# Stated exercise
Retype all of the listing exactly, passing over any picture you find.

# Available data
START
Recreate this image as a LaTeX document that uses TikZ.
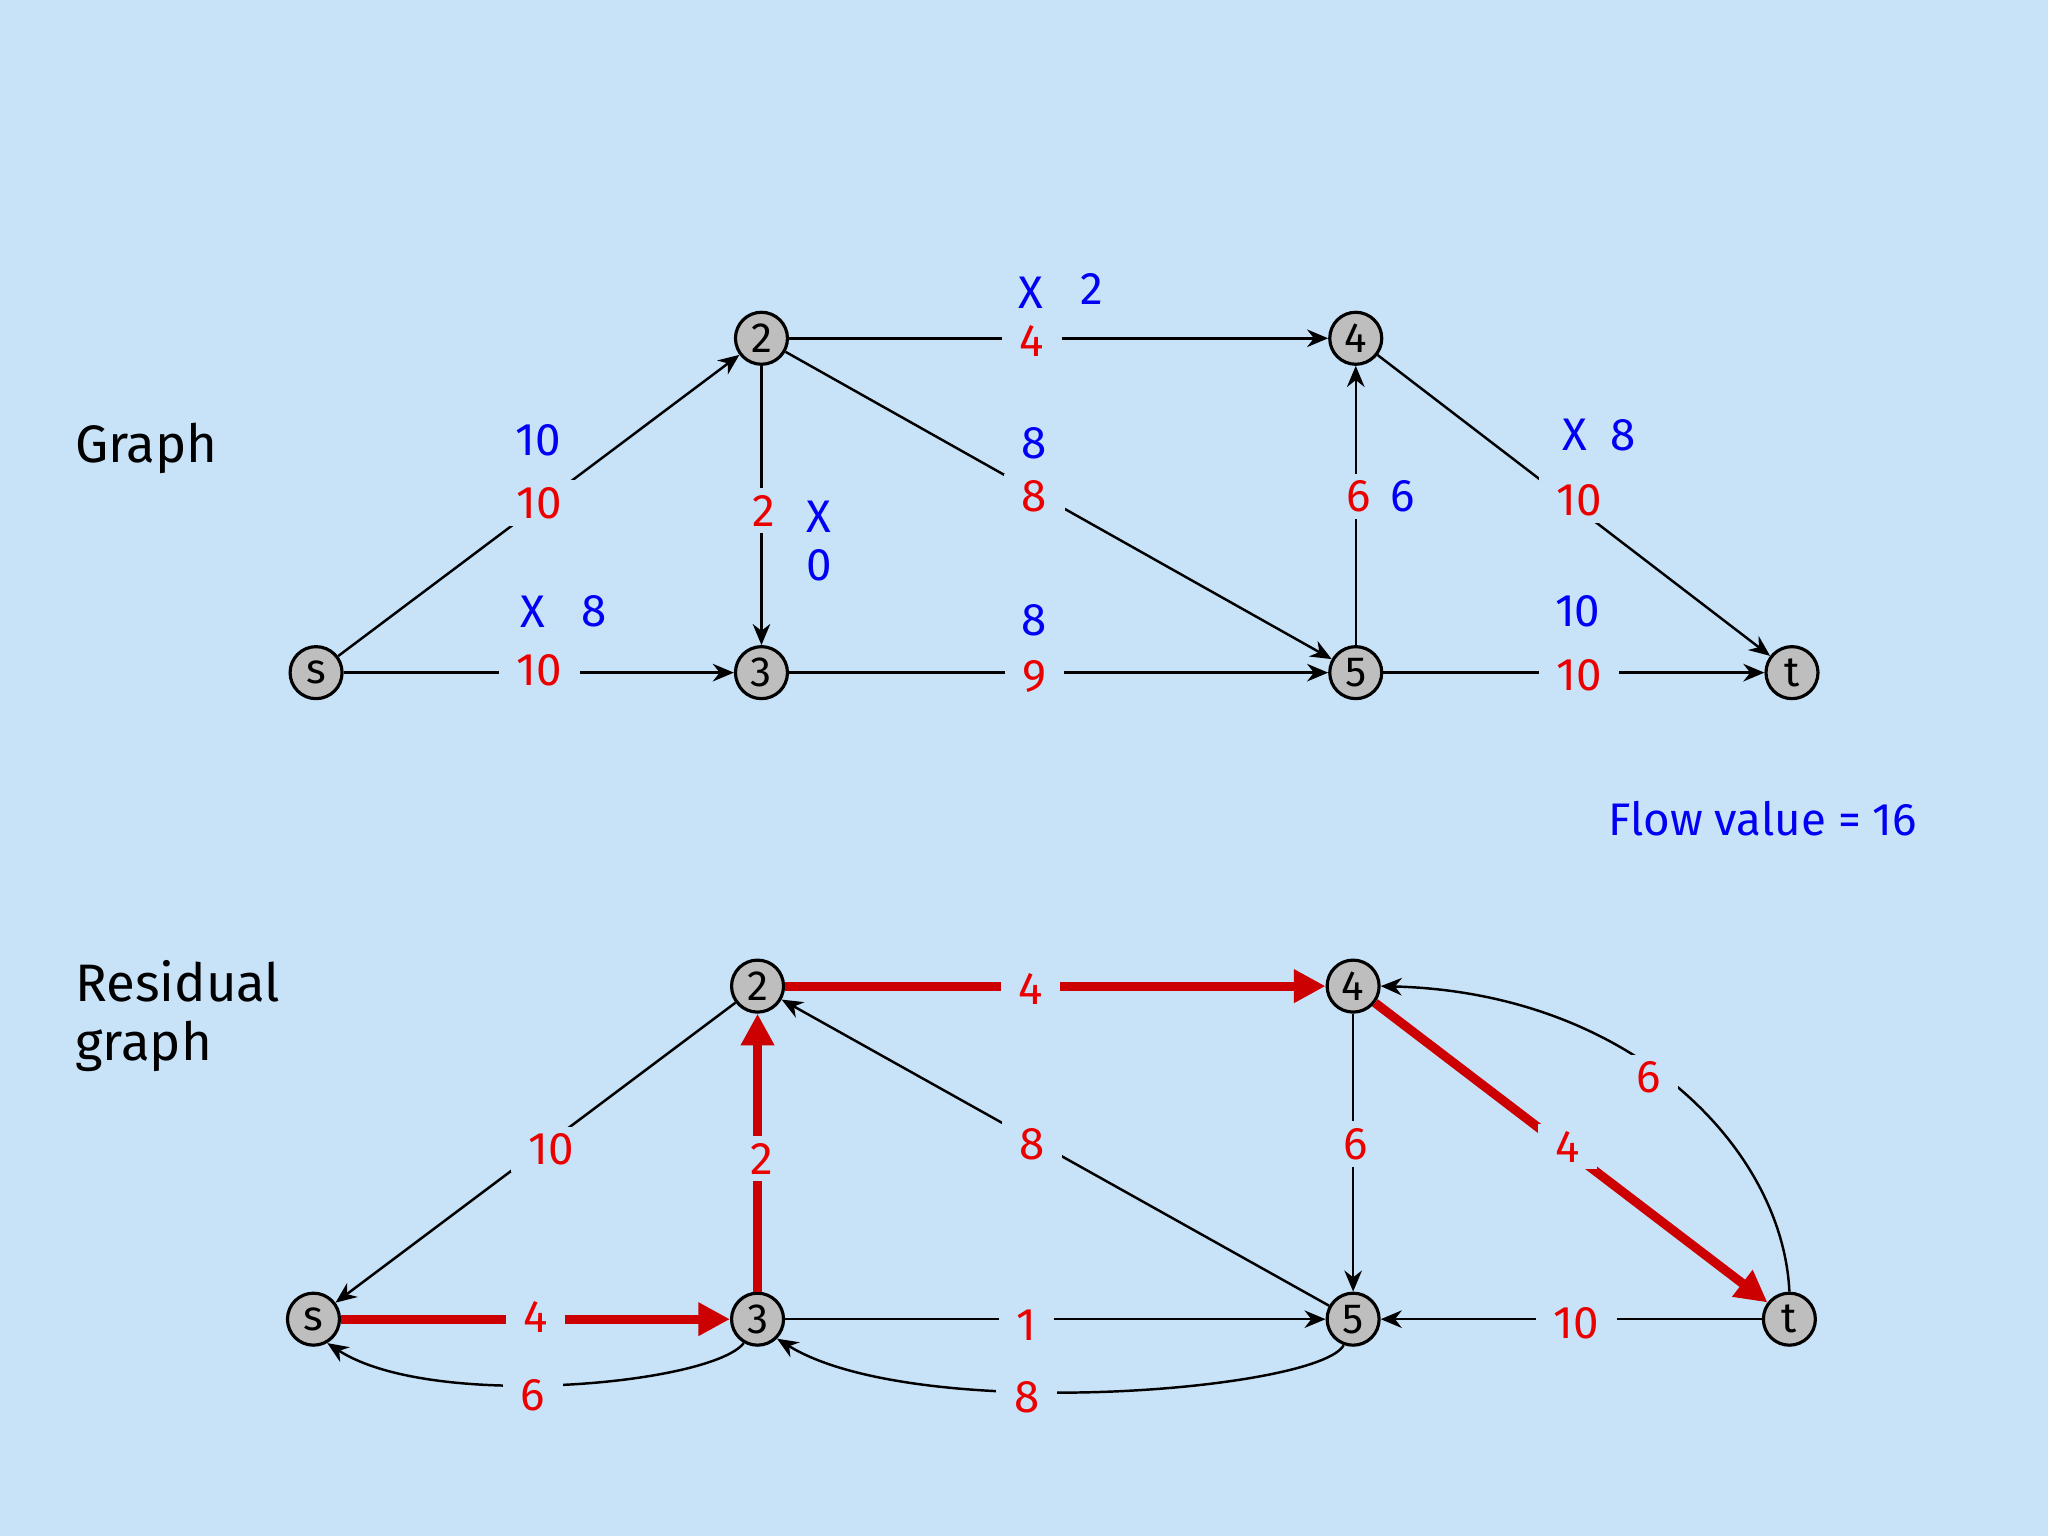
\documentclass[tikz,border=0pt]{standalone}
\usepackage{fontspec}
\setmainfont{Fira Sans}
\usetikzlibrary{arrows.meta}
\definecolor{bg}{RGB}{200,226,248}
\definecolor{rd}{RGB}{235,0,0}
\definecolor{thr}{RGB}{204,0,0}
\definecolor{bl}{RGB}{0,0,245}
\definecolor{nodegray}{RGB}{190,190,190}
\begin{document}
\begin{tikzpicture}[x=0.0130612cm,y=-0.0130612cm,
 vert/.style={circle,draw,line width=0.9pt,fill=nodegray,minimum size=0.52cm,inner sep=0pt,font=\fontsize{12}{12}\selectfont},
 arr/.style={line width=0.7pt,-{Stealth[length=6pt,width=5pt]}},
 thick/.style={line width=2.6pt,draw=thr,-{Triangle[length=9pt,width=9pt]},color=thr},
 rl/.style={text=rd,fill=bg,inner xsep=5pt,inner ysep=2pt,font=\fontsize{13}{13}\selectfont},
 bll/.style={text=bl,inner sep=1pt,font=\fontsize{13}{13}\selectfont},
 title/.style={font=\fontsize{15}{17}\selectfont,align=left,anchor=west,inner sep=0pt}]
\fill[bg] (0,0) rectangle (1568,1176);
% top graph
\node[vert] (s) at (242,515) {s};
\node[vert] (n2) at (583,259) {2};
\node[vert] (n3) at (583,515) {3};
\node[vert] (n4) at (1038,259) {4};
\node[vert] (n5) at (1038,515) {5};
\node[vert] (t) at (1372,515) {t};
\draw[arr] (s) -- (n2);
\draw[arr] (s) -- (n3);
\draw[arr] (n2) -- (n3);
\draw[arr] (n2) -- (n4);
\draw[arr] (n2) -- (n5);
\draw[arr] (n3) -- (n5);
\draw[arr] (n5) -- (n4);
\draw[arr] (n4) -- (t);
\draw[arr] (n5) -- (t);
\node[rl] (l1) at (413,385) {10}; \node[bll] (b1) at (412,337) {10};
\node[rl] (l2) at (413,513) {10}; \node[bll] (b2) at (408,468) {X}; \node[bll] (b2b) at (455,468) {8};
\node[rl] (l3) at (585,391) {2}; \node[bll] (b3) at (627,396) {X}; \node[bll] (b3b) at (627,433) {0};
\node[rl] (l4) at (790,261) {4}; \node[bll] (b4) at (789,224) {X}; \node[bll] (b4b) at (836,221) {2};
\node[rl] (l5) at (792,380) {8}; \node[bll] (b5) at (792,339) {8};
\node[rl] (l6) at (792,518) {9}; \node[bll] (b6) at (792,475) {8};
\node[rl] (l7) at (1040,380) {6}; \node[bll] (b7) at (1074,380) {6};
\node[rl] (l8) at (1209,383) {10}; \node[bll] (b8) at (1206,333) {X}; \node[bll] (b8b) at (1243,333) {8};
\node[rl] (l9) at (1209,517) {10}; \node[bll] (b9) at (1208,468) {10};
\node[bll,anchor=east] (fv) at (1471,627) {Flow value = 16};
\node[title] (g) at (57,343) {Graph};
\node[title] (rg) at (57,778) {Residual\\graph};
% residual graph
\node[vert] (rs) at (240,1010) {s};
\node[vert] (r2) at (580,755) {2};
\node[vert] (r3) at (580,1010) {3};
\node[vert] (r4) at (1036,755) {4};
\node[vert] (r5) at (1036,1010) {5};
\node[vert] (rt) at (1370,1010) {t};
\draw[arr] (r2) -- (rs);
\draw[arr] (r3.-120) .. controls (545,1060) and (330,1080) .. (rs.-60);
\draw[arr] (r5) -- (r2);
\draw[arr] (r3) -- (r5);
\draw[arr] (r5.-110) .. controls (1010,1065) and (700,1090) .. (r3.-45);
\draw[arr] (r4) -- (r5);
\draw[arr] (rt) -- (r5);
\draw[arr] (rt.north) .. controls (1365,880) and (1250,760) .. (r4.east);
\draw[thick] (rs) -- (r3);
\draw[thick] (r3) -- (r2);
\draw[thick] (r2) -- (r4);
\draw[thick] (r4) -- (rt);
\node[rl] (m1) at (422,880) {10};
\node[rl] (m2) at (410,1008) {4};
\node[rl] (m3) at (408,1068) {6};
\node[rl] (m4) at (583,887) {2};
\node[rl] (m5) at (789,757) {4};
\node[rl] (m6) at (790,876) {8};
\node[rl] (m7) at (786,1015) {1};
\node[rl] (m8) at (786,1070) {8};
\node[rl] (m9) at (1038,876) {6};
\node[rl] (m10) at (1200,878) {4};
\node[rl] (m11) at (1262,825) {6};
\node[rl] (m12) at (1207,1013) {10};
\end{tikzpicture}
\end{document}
END
# Result
Recreate this image as a LaTeX document that uses TikZ.
\documentclass[tikz,border=0pt]{standalone}
\usepackage{fontspec}
\setmainfont{Fira Sans}
\usetikzlibrary{arrows.meta}
\definecolor{bg}{RGB}{200,226,248}
\definecolor{rd}{RGB}{235,0,0}
\definecolor{thr}{RGB}{204,0,0}
\definecolor{bl}{RGB}{0,0,245}
\definecolor{nodegray}{RGB}{190,190,190}
\begin{document}
\begin{tikzpicture}[x=0.0130612cm,y=-0.0130612cm,
 vert/.style={circle,draw,line width=0.9pt,fill=nodegray,minimum size=0.52cm,inner sep=0pt,font=\fontsize{12}{12}\selectfont},
 arr/.style={line width=0.7pt,-{Stealth[length=6pt,width=5pt]}},
 thick/.style={line width=2.6pt,draw=thr,-{Triangle[length=9pt,width=9pt]},color=thr},
 rl/.style={text=rd,fill=bg,inner xsep=5pt,inner ysep=2pt,font=\fontsize{13}{13}\selectfont},
 bll/.style={text=bl,inner sep=1pt,font=\fontsize{13}{13}\selectfont},
 title/.style={font=\fontsize{15}{17}\selectfont,align=left,anchor=west,inner sep=0pt}]
\fill[bg] (0,0) rectangle (1568,1176);
% top graph
\node[vert] (s) at (242,515) {s};
\node[vert] (n2) at (583,259) {2};
\node[vert] (n3) at (583,515) {3};
\node[vert] (n4) at (1038,259) {4};
\node[vert] (n5) at (1038,515) {5};
\node[vert] (t) at (1372,515) {t};
\draw[arr] (s) -- (n2);
\draw[arr] (s) -- (n3);
\draw[arr] (n2) -- (n3);
\draw[arr] (n2) -- (n4);
\draw[arr] (n2) -- (n5);
\draw[arr] (n3) -- (n5);
\draw[arr] (n5) -- (n4);
\draw[arr] (n4) -- (t);
\draw[arr] (n5) -- (t);
\node[rl] (l1) at (413,385) {10}; \node[bll] (b1) at (412,337) {10};
\node[rl] (l2) at (413,513) {10}; \node[bll] (b2) at (408,468) {X}; \node[bll] (b2b) at (455,468) {8};
\node[rl] (l3) at (585,391) {2}; \node[bll] (b3) at (627,396) {X}; \node[bll] (b3b) at (627,433) {0};
\node[rl] (l4) at (790,261) {4}; \node[bll] (b4) at (789,224) {X}; \node[bll] (b4b) at (836,221) {2};
\node[rl] (l5) at (792,380) {8}; \node[bll] (b5) at (792,339) {8};
\node[rl] (l6) at (792,518) {9}; \node[bll] (b6) at (792,475) {8};
\node[rl] (l7) at (1040,380) {6}; \node[bll] (b7) at (1074,380) {6};
\node[rl] (l8) at (1209,383) {10}; \node[bll] (b8) at (1206,333) {X}; \node[bll] (b8b) at (1243,333) {8};
\node[rl] (l9) at (1209,517) {10}; \node[bll] (b9) at (1208,468) {10};
\node[bll,anchor=east] (fv) at (1471,627) {Flow value = 16};
\node[title] (g) at (57,343) {Graph};
\node[title] (rg) at (57,778) {Residual\\graph};
% residual graph
\node[vert] (rs) at (240,1010) {s};
\node[vert] (r2) at (580,755) {2};
\node[vert] (r3) at (580,1010) {3};
\node[vert] (r4) at (1036,755) {4};
\node[vert] (r5) at (1036,1010) {5};
\node[vert] (rt) at (1370,1010) {t};
\draw[arr] (r2) -- (rs);
\draw[arr] (r3.-120) .. controls (545,1060) and (330,1080) .. (rs.-60);
\draw[arr] (r5) -- (r2);
\draw[arr] (r3) -- (r5);
\draw[arr] (r5.-110) .. controls (1010,1065) and (700,1090) .. (r3.-45);
\draw[arr] (r4) -- (r5);
\draw[arr] (rt) -- (r5);
\draw[arr] (rt.north) .. controls (1365,880) and (1250,760) .. (r4.east);
\draw[thick] (rs) -- (r3);
\draw[thick] (r3) -- (r2);
\draw[thick] (r2) -- (r4);
\draw[thick] (r4) -- (rt);
\node[rl] (m1) at (422,880) {10};
\node[rl] (m2) at (410,1008) {4};
\node[rl] (m3) at (408,1068) {6};
\node[rl] (m4) at (583,887) {2};
\node[rl] (m5) at (789,757) {4};
\node[rl] (m6) at (790,876) {8};
\node[rl] (m7) at (786,1015) {1};
\node[rl] (m8) at (786,1070) {8};
\node[rl] (m9) at (1038,876) {6};
\node[rl] (m10) at (1200,878) {4};
\node[rl] (m11) at (1262,825) {6};
\node[rl] (m12) at (1207,1013) {10};
\end{tikzpicture}
\end{document}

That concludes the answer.